There is a wealth of specification and modelling languages available, suited to different application domains, and affording different means of system analysis and verification. Specifications are useful for fixing unambiguous semantics to otherwise vague requirements, laying the groundwork for systematic (e.g., automated) enforcement of the system’s compliance to the specification.

Data exchange systems concern the sharing and computation of large datasets across physical and organisational boundaries. There has been success in controlling these systems via formal specifications. However, the large number and variety of stakeholders make it challenging to develop the specifications in the first place, because stakeholders are concerned with different facets of the system, are uncertain about interactions between facets, and contribute at different moments in time. Thus, the development of specifications remains a difficult and time-consuming process.

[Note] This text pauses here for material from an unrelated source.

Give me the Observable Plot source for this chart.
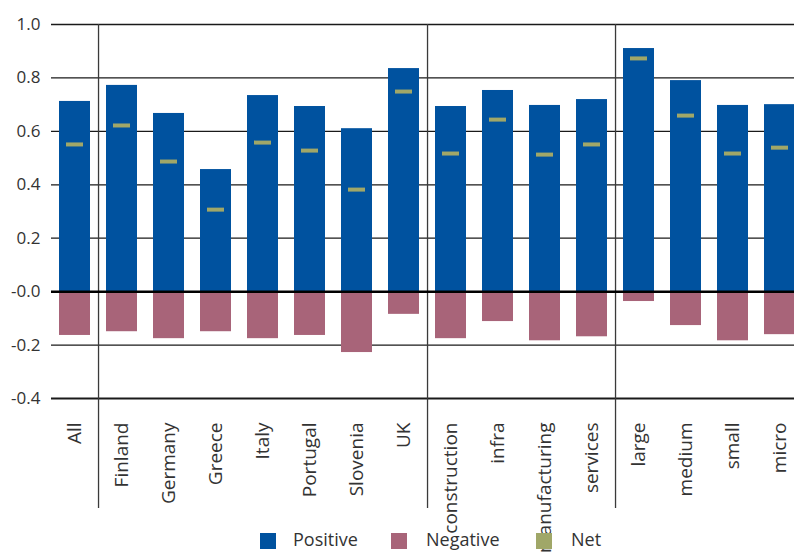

We present our approach to extending the enforcement of specifications to the process of developing the specifications themselves. We examine existing specification language features that afford their use as meta-specifications, internalising controls on how the specification may be developed, by stakeholders making incremental specification refinements. For example, a super-administrator might express “administrators can change the set of users, but not the set of adminstrators”. We observe that this frames the problem as a case of (homogeneous) meta-programming, and we draw parallels to patterns in existing languages. For example, what is the “private” Java keyword but a constraint on the program’s refinements? Finally, we present ongoing work in developing generic specification language extensions that improve their applicability to the (meta) specification of data exchange systems.

Christopher investigates the application of various formal methods to the reasoning about complex distributed systems, usually to make them easier to develop and check for properties. This often includes developing domain-specific languages and their tooling. So far, this has included investigations into languages for parallel programming, exogenous coordination, normative specification, and logic programming.